Bank of England head Mark Carney joins the crowd of international central bankers facing tall tasks and looking for creative ways to solve them.
Markets have been very speculative since he took over, and Carney outright told them Thursday that their assumption that concerning higher long-term interest rates is wrong. Carney seems to be following in the footsteps of European Central Bank president Mario Draghi in adopting a strategy of telling markets what to expect rather than let them guess, a feature that usually leads to volatility.
Central banks seem to have adopted this policy since United States Federal Reserve Chairman Ben Bernanke’s June announcement about the potential end of quantitative easing in 2014. Markets reacted aggressively, unleashing a bond selloff that spiked treasury yields to their highest level in years. There was also speculation of higher interest rates in the U.S. as well, until finally a wide variety of Fed presidents took to the airwaves to soothe the panicked markets. Minneapolis Fed President Narayana Kocherlakota subsequently criticized the Fed’s communication policy, and New York Fed President William Dudley told markets that easing would continue if the economy remained weak.

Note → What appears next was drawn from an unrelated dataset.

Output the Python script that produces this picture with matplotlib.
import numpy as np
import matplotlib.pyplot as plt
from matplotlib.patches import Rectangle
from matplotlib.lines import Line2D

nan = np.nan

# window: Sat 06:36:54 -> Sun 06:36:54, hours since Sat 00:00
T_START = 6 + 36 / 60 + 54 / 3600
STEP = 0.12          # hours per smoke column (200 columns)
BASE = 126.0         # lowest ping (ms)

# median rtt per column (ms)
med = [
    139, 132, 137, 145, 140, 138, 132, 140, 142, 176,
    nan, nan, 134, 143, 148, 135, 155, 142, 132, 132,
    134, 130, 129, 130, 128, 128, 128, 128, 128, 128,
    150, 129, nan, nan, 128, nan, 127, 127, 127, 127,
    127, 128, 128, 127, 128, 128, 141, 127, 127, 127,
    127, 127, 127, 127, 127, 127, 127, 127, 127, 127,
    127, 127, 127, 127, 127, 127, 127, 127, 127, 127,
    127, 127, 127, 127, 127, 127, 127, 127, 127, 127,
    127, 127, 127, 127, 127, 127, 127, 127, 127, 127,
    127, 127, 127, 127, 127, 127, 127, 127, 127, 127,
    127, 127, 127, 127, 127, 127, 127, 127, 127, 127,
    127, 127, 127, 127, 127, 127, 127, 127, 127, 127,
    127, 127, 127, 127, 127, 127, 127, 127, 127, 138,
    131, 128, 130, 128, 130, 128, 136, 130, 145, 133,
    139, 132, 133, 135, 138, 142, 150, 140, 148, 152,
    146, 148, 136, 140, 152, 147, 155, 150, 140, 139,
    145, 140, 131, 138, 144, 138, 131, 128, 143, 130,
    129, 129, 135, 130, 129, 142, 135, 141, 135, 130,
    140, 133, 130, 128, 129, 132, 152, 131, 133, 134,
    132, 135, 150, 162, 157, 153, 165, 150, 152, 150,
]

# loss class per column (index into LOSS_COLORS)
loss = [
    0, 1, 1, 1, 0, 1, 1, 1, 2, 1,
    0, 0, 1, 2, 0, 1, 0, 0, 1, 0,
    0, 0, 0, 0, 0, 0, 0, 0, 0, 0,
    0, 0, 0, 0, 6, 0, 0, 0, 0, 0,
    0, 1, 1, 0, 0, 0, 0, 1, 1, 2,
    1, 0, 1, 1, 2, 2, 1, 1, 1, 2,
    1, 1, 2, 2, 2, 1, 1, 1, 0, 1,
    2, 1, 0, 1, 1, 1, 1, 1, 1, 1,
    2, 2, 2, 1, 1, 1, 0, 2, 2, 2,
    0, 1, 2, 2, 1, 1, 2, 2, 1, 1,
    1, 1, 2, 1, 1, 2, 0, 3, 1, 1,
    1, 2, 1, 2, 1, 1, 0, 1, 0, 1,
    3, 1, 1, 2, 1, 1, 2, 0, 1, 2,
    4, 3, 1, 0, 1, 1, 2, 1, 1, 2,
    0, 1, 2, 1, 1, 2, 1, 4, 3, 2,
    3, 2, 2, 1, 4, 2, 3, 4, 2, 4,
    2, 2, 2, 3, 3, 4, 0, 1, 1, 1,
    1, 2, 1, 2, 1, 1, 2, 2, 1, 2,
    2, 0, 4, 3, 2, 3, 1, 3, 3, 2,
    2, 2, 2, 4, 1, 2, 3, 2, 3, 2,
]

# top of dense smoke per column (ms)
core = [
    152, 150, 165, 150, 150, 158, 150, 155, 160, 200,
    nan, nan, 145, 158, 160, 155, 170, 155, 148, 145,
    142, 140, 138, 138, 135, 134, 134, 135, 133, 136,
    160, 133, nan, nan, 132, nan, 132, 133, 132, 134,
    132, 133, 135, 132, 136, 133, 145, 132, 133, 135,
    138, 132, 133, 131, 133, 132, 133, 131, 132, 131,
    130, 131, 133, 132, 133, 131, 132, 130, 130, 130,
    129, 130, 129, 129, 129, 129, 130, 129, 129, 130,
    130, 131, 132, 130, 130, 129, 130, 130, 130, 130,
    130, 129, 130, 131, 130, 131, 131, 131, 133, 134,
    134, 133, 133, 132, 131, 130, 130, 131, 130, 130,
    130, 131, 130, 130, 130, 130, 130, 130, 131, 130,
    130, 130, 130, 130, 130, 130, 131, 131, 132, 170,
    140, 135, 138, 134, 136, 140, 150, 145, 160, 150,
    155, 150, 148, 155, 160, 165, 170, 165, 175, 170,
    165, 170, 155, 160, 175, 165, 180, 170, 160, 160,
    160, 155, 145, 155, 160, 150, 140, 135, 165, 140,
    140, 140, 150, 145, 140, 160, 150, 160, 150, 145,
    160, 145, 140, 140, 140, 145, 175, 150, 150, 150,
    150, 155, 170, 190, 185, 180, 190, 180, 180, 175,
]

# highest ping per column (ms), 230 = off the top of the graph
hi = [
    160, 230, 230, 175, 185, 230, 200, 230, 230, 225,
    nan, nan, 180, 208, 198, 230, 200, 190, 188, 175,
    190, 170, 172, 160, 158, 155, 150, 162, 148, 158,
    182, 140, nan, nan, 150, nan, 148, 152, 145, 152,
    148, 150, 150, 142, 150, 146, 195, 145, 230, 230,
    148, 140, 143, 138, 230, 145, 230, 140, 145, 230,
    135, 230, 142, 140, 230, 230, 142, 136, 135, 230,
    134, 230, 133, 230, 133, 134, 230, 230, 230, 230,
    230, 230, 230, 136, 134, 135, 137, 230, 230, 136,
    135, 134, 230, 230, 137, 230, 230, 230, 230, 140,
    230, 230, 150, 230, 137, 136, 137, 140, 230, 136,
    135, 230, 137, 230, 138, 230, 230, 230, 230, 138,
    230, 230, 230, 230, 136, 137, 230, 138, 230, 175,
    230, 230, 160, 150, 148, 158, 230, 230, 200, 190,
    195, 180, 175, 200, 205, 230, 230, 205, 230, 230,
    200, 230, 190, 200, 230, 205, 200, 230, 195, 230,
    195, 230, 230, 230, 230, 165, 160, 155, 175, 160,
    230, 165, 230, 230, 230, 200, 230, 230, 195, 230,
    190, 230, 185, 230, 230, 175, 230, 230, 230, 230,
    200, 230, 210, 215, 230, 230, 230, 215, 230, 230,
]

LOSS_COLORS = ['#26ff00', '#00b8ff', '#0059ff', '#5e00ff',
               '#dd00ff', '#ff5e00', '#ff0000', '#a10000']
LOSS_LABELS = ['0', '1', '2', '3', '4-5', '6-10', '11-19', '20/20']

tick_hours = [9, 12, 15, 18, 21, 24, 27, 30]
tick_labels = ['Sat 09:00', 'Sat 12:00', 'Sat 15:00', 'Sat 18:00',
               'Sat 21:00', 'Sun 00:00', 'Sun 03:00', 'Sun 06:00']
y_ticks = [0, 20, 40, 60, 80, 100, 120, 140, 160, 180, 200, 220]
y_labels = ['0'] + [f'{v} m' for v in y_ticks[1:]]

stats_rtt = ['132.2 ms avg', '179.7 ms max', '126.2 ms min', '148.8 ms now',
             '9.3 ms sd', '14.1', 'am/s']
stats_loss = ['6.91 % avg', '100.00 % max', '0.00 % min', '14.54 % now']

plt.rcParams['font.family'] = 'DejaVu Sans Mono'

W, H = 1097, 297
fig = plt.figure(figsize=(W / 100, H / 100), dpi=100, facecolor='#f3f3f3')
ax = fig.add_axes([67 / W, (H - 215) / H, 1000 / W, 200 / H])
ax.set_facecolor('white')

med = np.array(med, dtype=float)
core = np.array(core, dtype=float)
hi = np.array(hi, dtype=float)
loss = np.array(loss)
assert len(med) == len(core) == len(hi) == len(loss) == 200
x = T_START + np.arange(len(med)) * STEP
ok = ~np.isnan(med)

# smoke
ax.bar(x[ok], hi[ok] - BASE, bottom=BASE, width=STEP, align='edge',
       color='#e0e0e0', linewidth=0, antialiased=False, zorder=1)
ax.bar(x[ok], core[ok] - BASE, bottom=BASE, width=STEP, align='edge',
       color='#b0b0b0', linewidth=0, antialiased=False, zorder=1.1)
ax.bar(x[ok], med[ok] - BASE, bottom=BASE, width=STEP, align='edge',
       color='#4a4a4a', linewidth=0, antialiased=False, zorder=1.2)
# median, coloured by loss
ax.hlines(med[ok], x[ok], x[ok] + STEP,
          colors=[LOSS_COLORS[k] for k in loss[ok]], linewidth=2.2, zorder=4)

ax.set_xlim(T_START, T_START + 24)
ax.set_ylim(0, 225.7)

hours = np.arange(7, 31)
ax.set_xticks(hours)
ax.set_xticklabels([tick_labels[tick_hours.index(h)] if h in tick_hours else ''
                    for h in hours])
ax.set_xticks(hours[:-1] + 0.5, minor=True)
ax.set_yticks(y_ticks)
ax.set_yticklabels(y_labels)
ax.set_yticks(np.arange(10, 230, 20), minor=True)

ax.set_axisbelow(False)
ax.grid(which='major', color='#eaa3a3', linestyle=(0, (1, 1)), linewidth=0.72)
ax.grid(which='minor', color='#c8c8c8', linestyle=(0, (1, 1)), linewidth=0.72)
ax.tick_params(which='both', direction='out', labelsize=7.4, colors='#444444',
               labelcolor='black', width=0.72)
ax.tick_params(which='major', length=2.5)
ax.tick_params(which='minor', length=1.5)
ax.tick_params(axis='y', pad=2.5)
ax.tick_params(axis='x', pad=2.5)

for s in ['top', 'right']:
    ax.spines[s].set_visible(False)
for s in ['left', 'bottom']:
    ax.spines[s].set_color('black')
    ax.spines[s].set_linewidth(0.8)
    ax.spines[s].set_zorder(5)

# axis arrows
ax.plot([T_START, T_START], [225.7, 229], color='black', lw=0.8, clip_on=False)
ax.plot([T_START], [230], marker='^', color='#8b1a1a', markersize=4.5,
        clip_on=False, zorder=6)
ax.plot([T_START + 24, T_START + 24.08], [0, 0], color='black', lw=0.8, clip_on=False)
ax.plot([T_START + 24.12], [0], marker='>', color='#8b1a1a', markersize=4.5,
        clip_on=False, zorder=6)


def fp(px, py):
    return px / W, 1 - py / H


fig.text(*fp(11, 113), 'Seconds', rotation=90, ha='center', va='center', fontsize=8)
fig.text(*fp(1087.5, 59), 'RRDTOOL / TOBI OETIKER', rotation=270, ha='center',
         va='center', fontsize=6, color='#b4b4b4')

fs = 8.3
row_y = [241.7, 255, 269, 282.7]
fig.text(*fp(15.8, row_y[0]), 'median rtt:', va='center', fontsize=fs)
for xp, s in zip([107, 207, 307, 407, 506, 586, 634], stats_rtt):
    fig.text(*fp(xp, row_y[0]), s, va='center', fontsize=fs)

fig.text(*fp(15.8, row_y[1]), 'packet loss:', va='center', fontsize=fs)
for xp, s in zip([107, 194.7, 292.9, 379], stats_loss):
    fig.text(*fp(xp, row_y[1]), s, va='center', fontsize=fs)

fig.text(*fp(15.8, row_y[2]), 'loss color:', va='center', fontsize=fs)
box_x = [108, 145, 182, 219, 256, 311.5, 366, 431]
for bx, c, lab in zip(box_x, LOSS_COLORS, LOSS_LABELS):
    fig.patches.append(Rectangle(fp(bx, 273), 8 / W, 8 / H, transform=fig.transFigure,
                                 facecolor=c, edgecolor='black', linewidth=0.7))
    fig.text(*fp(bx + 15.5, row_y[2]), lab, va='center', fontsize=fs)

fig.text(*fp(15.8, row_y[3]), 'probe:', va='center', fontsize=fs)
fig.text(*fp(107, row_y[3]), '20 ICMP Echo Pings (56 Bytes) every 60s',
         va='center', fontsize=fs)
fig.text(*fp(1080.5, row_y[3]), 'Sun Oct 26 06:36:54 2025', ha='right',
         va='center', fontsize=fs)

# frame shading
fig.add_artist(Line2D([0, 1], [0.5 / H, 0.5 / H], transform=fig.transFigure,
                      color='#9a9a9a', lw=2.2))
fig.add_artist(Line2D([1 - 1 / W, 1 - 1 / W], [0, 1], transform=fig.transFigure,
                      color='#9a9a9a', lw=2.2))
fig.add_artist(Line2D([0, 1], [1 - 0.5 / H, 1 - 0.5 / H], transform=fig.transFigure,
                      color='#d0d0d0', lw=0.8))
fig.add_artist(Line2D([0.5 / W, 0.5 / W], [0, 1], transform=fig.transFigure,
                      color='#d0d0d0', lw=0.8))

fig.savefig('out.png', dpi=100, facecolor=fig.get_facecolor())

Mark Carney is trying to lay his foot down on this sort of market behavior before it gets out of hand. However, the Bank of England head has one-upped his European counterpart, since his bank is expected to roll out specifics of its forward guidance next month. Draghi only told banks that interest rates would remain low for an extended period of time. Carney is likely to push for forward guidance in Britain, much like he did as head of Canada’s central bank, and will talk with finance minister George Osborne about the policy in August.
The credibility of the bank could come into question down the road, should it be forced into a situation where interest rates have to rise, though Carney has used an exception for inflation in the past.
Carney claims the economic benefits of his forward guidance policy are clear; markets, businesses, and families know what to expect; and the volatility from uncertainty is reined in, which in turn is followed by an increase in spending and investment.
The way monetary policy is crafted in England though, may make Carney’s life a bit more difficult. Nine members sit on the Monetary Policy Commission, each with one vote, and in the past, Carney’s predecessor Mervyn King was outvoted on several occasions.
The new leader of the Bank of England has also tackled other issues including the Libor scandal since assuming leadership in the U.K. Banks previously caught manipulating the benchmark rate have prompted an enquiry into other methods of setting a central interbank lending rate. Such proposals have included a transaction based rate, but Carney has conceded that, “We have to recognize that even some transaction-based benchmarks could be manipulated; it depends on the depth of the market.”